April 9, 1950…First Bob Hope TV Special, NBC New Amsterdam Theater

On this day in 1950, NBC Radio star Bob Hope was lured to television by Frigidaire as he hosted his first ever special. The 90 minute show was done live from The New Amsterdam Theater on 42nd Street, just weeks after WOR TV had left the facility to move into their new multimillion dollar building at West 67th Street. Here are two shots of the stage and the control room located under the stage while still a WOR studio.

The images above are from pages 70 and 71 of this rare article on WOR’s new studios, and show us the stage and control room under it they left for NBC to lease.

Unbelievably, this show almost did not go on! For two reasons! First we’ll look at the more urgent problem. This was a live NBC remote from The New Amsterdam Theater, scheduled to air from 5:30-7:00 Eastern. Tensions in the air between the unions were so thick you could cut it with a knife. Renowned NBC Technical Director Heino Ripp was there and the man that made it happen.

With only three days of rehearsal in the theater, things were boiling between the electrical and stagecraft people and NBC’s television people, and it all got started over lighting gels. The lighting people were from Broadway and wanted to wash everything with color, but technically television needed more white light and the NBC people were taking the gels out so the cameras could get better tonal balance. One thing led to another and up till about an hour from show time, it looked like there would be a walkout.

Heino Ripp finally jumped in the middle with the heads of all the unions, explained the problems and after about 10 minutes, calm was restored.

In the months before this though, the problem was with Bob Hope. He was avoiding television as much as possible in early 1950 as he considered radio and motion pictures an “easier racket”. Hope had also declared that “NOBODY could pay him enough money to do a TV show!” Then, the ad agency representing Frigidaire contacted Hope’s agent about doing this special, asking how much did Bob want? Hope snapped, $50,000, figuring that would end it, as no one had ever asked for that much money to appear on one TV show back then.

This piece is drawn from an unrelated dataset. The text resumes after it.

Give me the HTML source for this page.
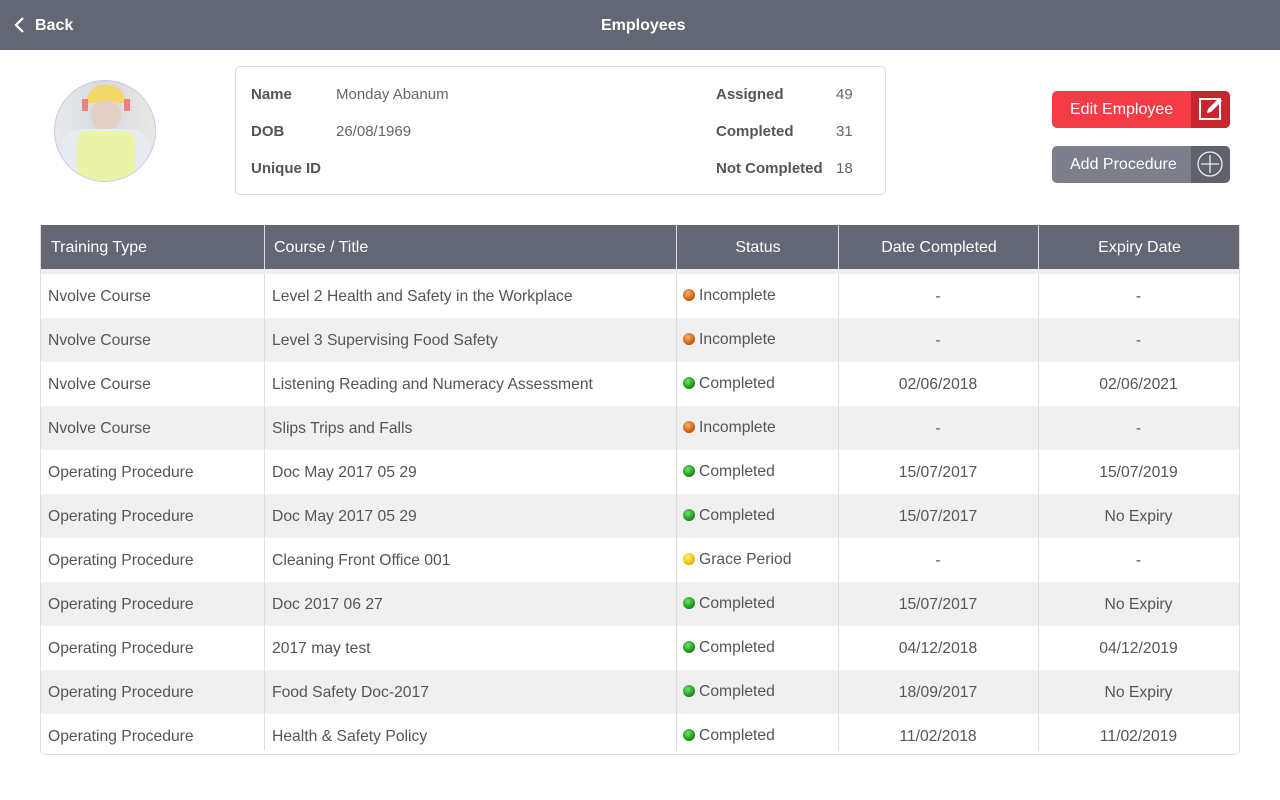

Instead of saying no, Frigidaire countered with an offer for five specials…$40,000 for the first one, and $37,500 each for the rest. Even Hope couldn’t pass that up, and finally agreed. Once he did the special, he embraced television wholeheartedly, appearing in monthly or semi-monthly specials for NBC in the early years, but continued his weekly radio show until it ended in 1955. Hope paved the way for other radio stars to follow him in the new medium.

The full 90 minute Hope special is included below. Produced by Max Liebman, the show was called “The Star Spangled Revue” and Bob’s guest stars were Dinah Shore, Douglas Fairbanks and Bea Lillie. The first season was April ’50 till April ’51 on a monthly basis and all the shows were done from here.

But…this was not the first time NBC had broadcast from this address! RCA’s first experimental television transmissions were mechanical and began in 1928 on station W2XBS at 7 Van Courtlandt Park. After a move to the RCA Phonovision office at 411 Fifth Avenue, nightly two hour broadcasts from 7 – 9 began March 22, 1929. In 1930, testing was moved to The Roof Garden Theater on the top floor of The New Amsterdam Theater building, transmitting 60 line pictures in the new 2-3 mHz band allocated to television. From 1932-35, this was also the NBC Times Square Radio Theater where the famous “Texaco Fire Chief Show” with Ed Wynn came from. Enjoy and share! -Bobby Ellerbee

7 Comments

  1. D. Sanders November 23, 2017

    This was Hope’s first network show (April 1950) but not his first TV appearance. That was on local KTLA’s inaugural broadcast in January 1947. He also mentioned in later interviews that he and Bing used to walk through the W6XYZ studio (forerunner of KTLA) on the Paramount lot years earlier when they were experimental and said that he and Bing looked like “a couple of snowmen on the screen”.

  2. D. Sanders November 23, 2017

    Wow! That’s REALLY early stuff.
    Hope’s first network show (April 1950). The coast-to-coast cable had yet to reach Los Angeles, so the show was live from New York.
    Hope was reportedly frightened of doing a full fledged, live program on TV after years of holding a script in front of him on radio and multiple takes in the movies. But money talks, and Hope rose to the occasion doing a remarkable job. But, as he hinted at the end, “this is a whole new thing” suggesting that it wasn’t easy.

  3. Maureen Stamm April 9, 2017

    Looks like a scene from “White Christmas.”

  4. Alaire St. David April 9, 2017

    Whew! That scoop is surely warming the left rear quarter of the cameraman on Cam 1 !! 😉

  5. Stephen Paley April 9, 2017

    I think NBC has its studio in what was the New Amsterdam’s roof theater. Never been but remember reading that somewhere.

  6. David Breneman April 9, 2017

    THAnk you, THAnk you.

  7. Russell Ross April 9, 2017

    Bob Hope, asking for an outrageous amount of money figuring nobody would pay that amount is what Dean Martin did when asked to do The Dean Martin Show.